WALA LANG: Heritage Preservation vs Rate of Return

By DR. JAIME LAYA
November 1, 2009, 5:11pm

This Friday in San Fernando, Pampanga, the Heritage Conservation Society is holding a conference on the care and use of built heritage.  It’s an uphill fight.  High repair cost, houses too huge for today’s lifestyle, a deteriorating neighborhood, ownership by siblings and cousins with pressing cash needs — fate demolition for many an old building.

The Singsons of Vigan show how old structures can gain economic vigor as inns, restaurants, shops. Visitors arrive and spend, thus creating jobs for hotel, restaurant and museum workers, tour guides, handicraft and souvenir makers; performers; conservation craftsmen.  Business improves, tax receipts and property values rise.

Venice, Florence, Toledo and any number of places in Europe, Singapore’s Chinatown, New Orleans’ French Quarter, all conserve tangible heritage while making money for all concerned.

A historic district need not be grand.  Barrio Sta. Cruz in Seville has modest houses and narrow alleys.

The Confucius Temple area in Nanjing is small and most buildings not that old.  St. Augustine in Florida has a small fort and one main street with maybe two dozen small buildings.  Many are early 20th century houses with shops inside.  A few are internally connected, the equivalent of an SM Kultura Filipina spread out over small buildings.  The González-Alvarez House (Florida’s oldest), is nothing compared with Casa Manila or Museo de la Salle.  It’s atmosphere that attracts some two million visitors to St. Augustine each year.

Our Vigan, Taal and Silay City are obvious heritage destinations.  Others are less evident.  Makati población is post-1945 but Mayor Jejomar Binay has rightly identified its cultural potential.  Quiapo and Sta. Ana still retain some of their old ambiance.  Muelle de Binondo and its empty buildings is a miniature Shanghai Bund.

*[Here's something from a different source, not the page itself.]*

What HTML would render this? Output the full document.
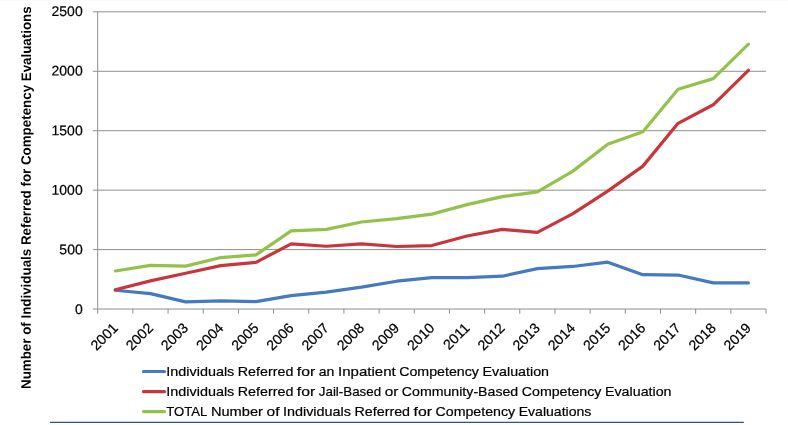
<!DOCTYPE html>
<html><head><meta charset="utf-8"><title>chart</title>
<style>
html,body{margin:0;padding:0;background:#fff;}
body{width:788px;height:425px;overflow:hidden;font-family:"Liberation Sans",sans-serif;}
svg{display:block;will-change:transform;}
text{font-family:"Liberation Sans",sans-serif;fill:#000;stroke:#000;stroke-width:0;}
.y{font-size:14.0px;stroke-width:0.2px;text-anchor:end;}
.x{font-size:14.2px;stroke-width:0.2px;text-anchor:end;}
.l{font-size:13.3px;stroke-width:0.2px;}
</style></head><body>
<svg width="788" height="425" viewBox="0 0 788 425">
<rect width="788" height="425" fill="#ffffff"/>
<rect x="0" y="0" width="788" height="1" fill="#fbfbfd"/>

<g stroke="#8e8e8e" stroke-width="1" fill="none">
<line x1="92.90" y1="309.03" x2="766.00" y2="309.03"/>
<line x1="92.90" y1="249.59" x2="766.00" y2="249.59"/>
<line x1="92.90" y1="190.15" x2="766.00" y2="190.15"/>
<line x1="92.90" y1="130.71" x2="766.00" y2="130.71"/>
<line x1="92.90" y1="71.27" x2="766.00" y2="71.27"/>
<line x1="92.90" y1="11.83" x2="766.00" y2="11.83"/>
<line x1="97.70" y1="11.83" x2="97.70" y2="309.03"/>
<line x1="97.70" y1="309.03" x2="97.70" y2="313.73"/>
<line x1="132.87" y1="309.03" x2="132.87" y2="313.73"/>
<line x1="168.05" y1="309.03" x2="168.05" y2="313.73"/>
<line x1="203.22" y1="309.03" x2="203.22" y2="313.73"/>
<line x1="238.39" y1="309.03" x2="238.39" y2="313.73"/>
<line x1="273.57" y1="309.03" x2="273.57" y2="313.73"/>
<line x1="308.74" y1="309.03" x2="308.74" y2="313.73"/>
<line x1="343.92" y1="309.03" x2="343.92" y2="313.73"/>
<line x1="379.09" y1="309.03" x2="379.09" y2="313.73"/>
<line x1="414.26" y1="309.03" x2="414.26" y2="313.73"/>
<line x1="449.44" y1="309.03" x2="449.44" y2="313.73"/>
<line x1="484.61" y1="309.03" x2="484.61" y2="313.73"/>
<line x1="519.78" y1="309.03" x2="519.78" y2="313.73"/>
<line x1="554.96" y1="309.03" x2="554.96" y2="313.73"/>
<line x1="590.13" y1="309.03" x2="590.13" y2="313.73"/>
<line x1="625.31" y1="309.03" x2="625.31" y2="313.73"/>
<line x1="660.48" y1="309.03" x2="660.48" y2="313.73"/>
<line x1="695.65" y1="309.03" x2="695.65" y2="313.73"/>
<line x1="730.83" y1="309.03" x2="730.83" y2="313.73"/>
<line x1="766.00" y1="309.03" x2="766.00" y2="313.73"/>
</g>
<path d="M115.29 290.25 L150.46 293.58 L185.63 301.90 L220.81 300.95 L255.98 301.66 L291.16 295.60 L326.33 292.15 L361.50 287.16 L396.68 281.21 L431.85 277.65 L467.02 277.65 L502.20 276.22 L537.37 268.61 L572.54 266.47 L607.72 262.19 L642.89 274.67 L678.07 275.03 L713.24 282.88 L748.41 282.88" fill="none" stroke="#4579c0" stroke-width="3.2" stroke-linecap="round" stroke-linejoin="round"/>
<path d="M115.29 289.77 L150.46 280.86 L185.63 273.25 L220.81 265.64 L255.98 262.31 L291.16 243.88 L326.33 246.26 L361.50 243.88 L396.68 246.50 L431.85 245.55 L467.02 236.04 L502.20 229.38 L537.37 232.35 L572.54 213.93 L607.72 191.10 L642.89 166.14 L678.07 123.34 L713.24 104.79 L748.41 70.32" fill="none" stroke="#c8363b" stroke-width="3.2" stroke-linecap="round" stroke-linejoin="round"/>
<path d="M115.29 270.99 L150.46 265.40 L185.63 266.11 L220.81 257.55 L255.98 254.94 L291.16 230.93 L326.33 229.38 L361.50 222.01 L396.68 218.68 L431.85 214.16 L467.02 204.65 L502.20 196.57 L537.37 191.93 L572.54 171.37 L607.72 144.26 L642.89 131.78 L678.07 89.34 L713.24 78.64 L748.41 44.17" fill="none" stroke="#93c24b" stroke-width="3.2" stroke-linecap="round" stroke-linejoin="round"/>
<text class="y" transform="translate(82.70 313.93) rotate(-0.05)">0</text>
<text class="y" transform="translate(82.70 254.33) rotate(-0.05)">500</text>
<text class="y" transform="translate(82.70 194.73) rotate(-0.05)">1000</text>
<text class="y" transform="translate(82.70 135.13) rotate(-0.05)">1500</text>
<text class="y" transform="translate(82.70 75.53) rotate(-0.05)">2000</text>
<text class="y" transform="translate(82.70 15.93) rotate(-0.05)">2500</text>
<text class="x" transform="translate(118.79 328.93) rotate(-45)">2001</text>
<text class="x" transform="translate(153.96 328.93) rotate(-45)">2002</text>
<text class="x" transform="translate(189.13 328.93) rotate(-45)">2003</text>
<text class="x" transform="translate(224.31 328.93) rotate(-45)">2004</text>
<text class="x" transform="translate(259.48 328.93) rotate(-45)">2005</text>
<text class="x" transform="translate(294.66 328.93) rotate(-45)">2006</text>
<text class="x" transform="translate(329.83 328.93) rotate(-45)">2007</text>
<text class="x" transform="translate(365.00 328.93) rotate(-45)">2008</text>
<text class="x" transform="translate(400.18 328.93) rotate(-45)">2009</text>
<text class="x" transform="translate(435.35 328.93) rotate(-45)">2010</text>
<text class="x" transform="translate(470.52 328.93) rotate(-45)">2011</text>
<text class="x" transform="translate(505.70 328.93) rotate(-45)">2012</text>
<text class="x" transform="translate(540.87 328.93) rotate(-45)">2013</text>
<text class="x" transform="translate(576.04 328.93) rotate(-45)">2014</text>
<text class="x" transform="translate(611.22 328.93) rotate(-45)">2015</text>
<text class="x" transform="translate(646.39 328.93) rotate(-45)">2016</text>
<text class="x" transform="translate(681.57 328.93) rotate(-45)">2017</text>
<text class="x" transform="translate(716.74 328.93) rotate(-45)">2018</text>
<text class="x" transform="translate(751.91 328.93) rotate(-45)">2019</text>
<text transform="translate(30.8 197.65) rotate(-89.95)" font-size="13.7" font-weight="bold" text-anchor="middle" textLength="382.6" lengthAdjust="spacingAndGlyphs">Number of Individuals Referred for Competency Evaluations</text>
<line x1="143.5" y1="371.50" x2="164.5" y2="371.50" stroke="#4579c0" stroke-width="3.2" stroke-linecap="round"/>
<text class="l" x="166.30" y="375.80" textLength="68.00" lengthAdjust="spacingAndGlyphs">Individuals</text>
<text class="l" x="237.82" y="375.80" textLength="55.53" lengthAdjust="spacingAndGlyphs">Referred</text>
<text class="l" x="296.88" y="375.80" textLength="18.41" lengthAdjust="spacingAndGlyphs">for</text>
<text class="l" x="318.81" y="375.80" textLength="15.65" lengthAdjust="spacingAndGlyphs">an</text>
<text class="l" x="337.98" y="375.80" textLength="57.72" lengthAdjust="spacingAndGlyphs">Inpatient</text>
<text class="l" x="399.23" y="375.80" textLength="79.72" lengthAdjust="spacingAndGlyphs">Competency</text>
<text class="l" x="482.47" y="375.80" textLength="66.54" lengthAdjust="spacingAndGlyphs">Evaluation</text>
<line x1="143.5" y1="391.70" x2="164.5" y2="391.70" stroke="#c8363b" stroke-width="3.2" stroke-linecap="round"/>
<text class="l" x="166.30" y="396.00" textLength="68.00" lengthAdjust="spacingAndGlyphs">Individuals</text>
<text class="l" x="237.82" y="396.00" textLength="55.53" lengthAdjust="spacingAndGlyphs">Referred</text>
<text class="l" x="296.88" y="396.00" textLength="18.41" lengthAdjust="spacingAndGlyphs">for</text>
<text class="l" x="318.81" y="396.00" textLength="62.33" lengthAdjust="spacingAndGlyphs">Jail-Based</text>
<text class="l" x="384.66" y="396.00" textLength="13.65" lengthAdjust="spacingAndGlyphs">or</text>
<text class="l" x="401.84" y="396.00" textLength="116.39" lengthAdjust="spacingAndGlyphs">Community-Based</text>
<text class="l" x="521.75" y="396.00" textLength="79.72" lengthAdjust="spacingAndGlyphs">Competency</text>
<text class="l" x="605.00" y="396.00" textLength="66.54" lengthAdjust="spacingAndGlyphs">Evaluation</text>
<line x1="143.5" y1="411.60" x2="164.5" y2="411.60" stroke="#93c24b" stroke-width="3.2" stroke-linecap="round"/>
<text class="l" x="166.30" y="415.90" textLength="41.07" lengthAdjust="spacingAndGlyphs">TOTAL</text>
<text class="l" x="210.90" y="415.90" textLength="52.07" lengthAdjust="spacingAndGlyphs">Number</text>
<text class="l" x="266.49" y="415.90" textLength="12.97" lengthAdjust="spacingAndGlyphs">of</text>
<text class="l" x="282.98" y="415.90" textLength="68.00" lengthAdjust="spacingAndGlyphs">Individuals</text>
<text class="l" x="354.51" y="415.90" textLength="55.53" lengthAdjust="spacingAndGlyphs">Referred</text>
<text class="l" x="413.56" y="415.90" textLength="18.41" lengthAdjust="spacingAndGlyphs">for</text>
<text class="l" x="435.49" y="415.90" textLength="79.72" lengthAdjust="spacingAndGlyphs">Competency</text>
<text class="l" x="518.73" y="415.90" textLength="72.64" lengthAdjust="spacingAndGlyphs">Evaluations</text>
<line x1="50" y1="422.4" x2="743.8" y2="422.4" stroke="#2a5296" stroke-width="1.25"/>
</svg></body></html>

A local government unit (LGU) permit is needed to demolish, build or renovate.  With zoning and building authority, an LGU also controls building plans, setbacks and building use.  It can see to the preservation of an old building or district if it so decides.

LGU incentives are limited to little more than reduced property assessments and discounts on permits and taxes.  These are not enough.  Incentives should also be given to business establishments (whether property owners or lessees) within a heritage district.  Giving businesses an income tax holiday, duty-free importation of capital equipment and other incentives similar to those granted by the Philippine Export Zone Authority (PEZA) to locators in economic processing zones, would encourage businesses to locate there, boost adaptive reuse and hence the conservation and growth of the designated historic or heritage areas.

Even without strict conservation laws, it seems entirely possible for an LGU to establish a historic district with strict zoning, demolition and construction rules, and grant local tax incentives.  PEZA may also be convinced to declare the designated historic district as an economic zone, thereby entitling locators (even merely lessees) to meaningful incentives.  National public works, tourism and cultural agencies could chip in to ensure adequate streets, sidewalks, street lighting and parking; drainage and sewage; publicity; security.

Nothing is impossible if everybody join hands.